Abstract: We explore the idea that in some class of strongly-coupled chiral $SU(N)$ gauge theories the infrared dynamics might be characterized by a bifermion condensate in the adjoint representation of the color gauge group. As an illustration, in this work we revisit an $SU(N)$ chiral gauge theory with Weyl fermions in a symmetric ($\psi$) and anti-antisymmetric ($\chi$) tensor representations, together with eight fermions in the anti-fundamental representations ($\eta$), which we called $\psi\chi\eta$ model in the previous investigations.
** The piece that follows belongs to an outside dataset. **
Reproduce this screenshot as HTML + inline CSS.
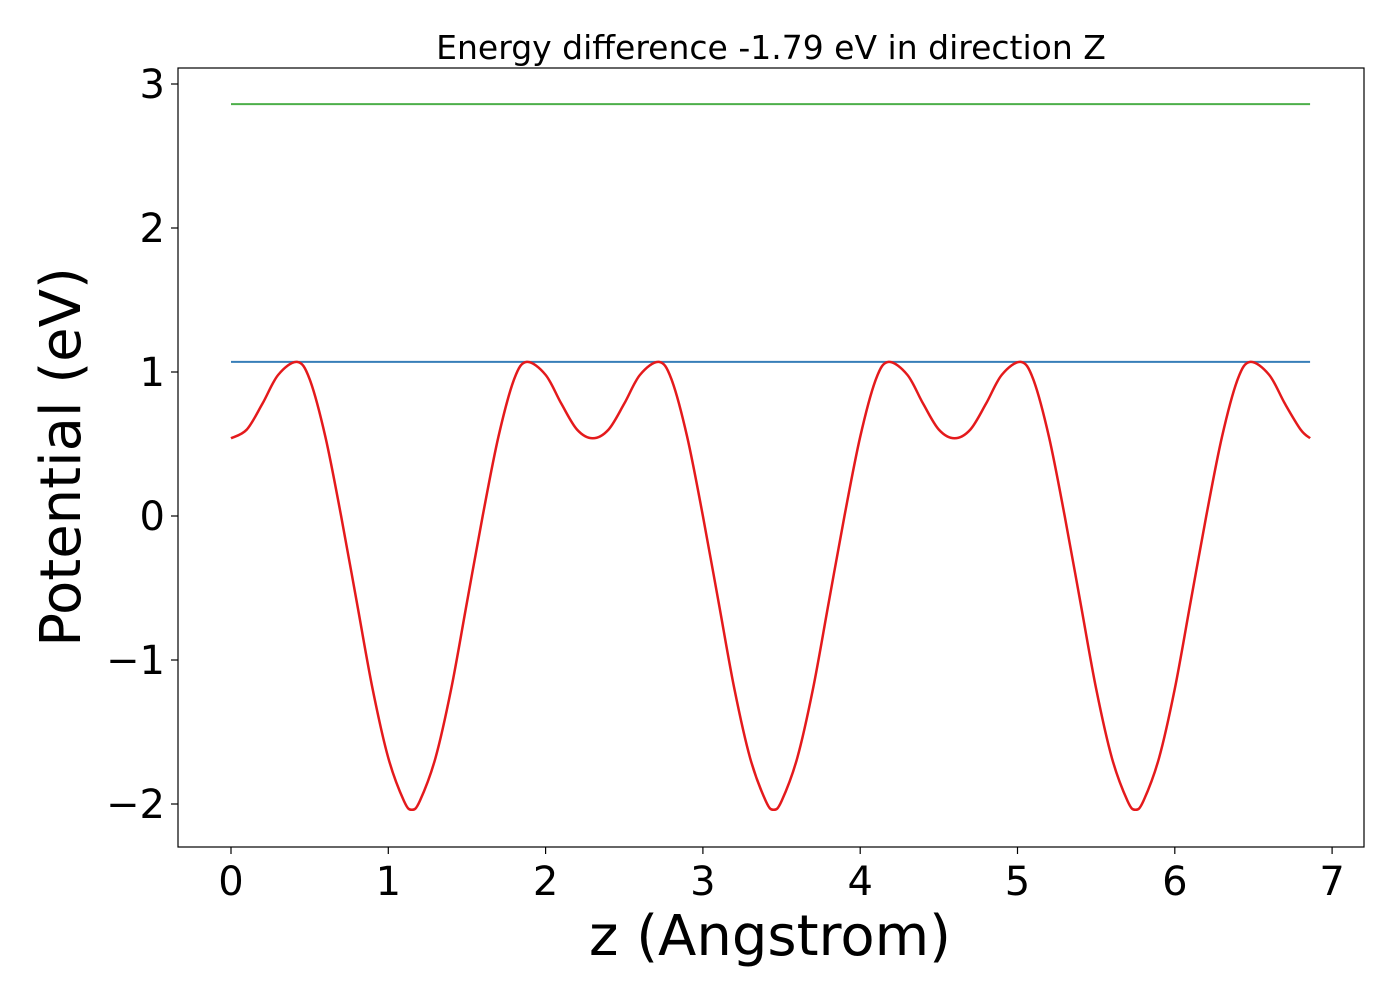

We study the infrared dynamics of this system more carefully, by assuming dynamical Abelianization, a phenomenon familiar from ${\cal N}=2$ supersymmetric gauge theories, and by analyzing the way various continuous and discrete symmetries are realized at low energies. We submit then these ideas to a more stringent test, by taking into account some higher-form symmetries and the consequent mixed anomalies. A detailed analysis of the mixed anomalies involving certain $0$-form $U(1)$ symmetries and the color-flavor locked $1$-form $Z_N$ symmetry in the $\psi\chi\eta$ system shows that the proposed infrared dynamics is consistent with it.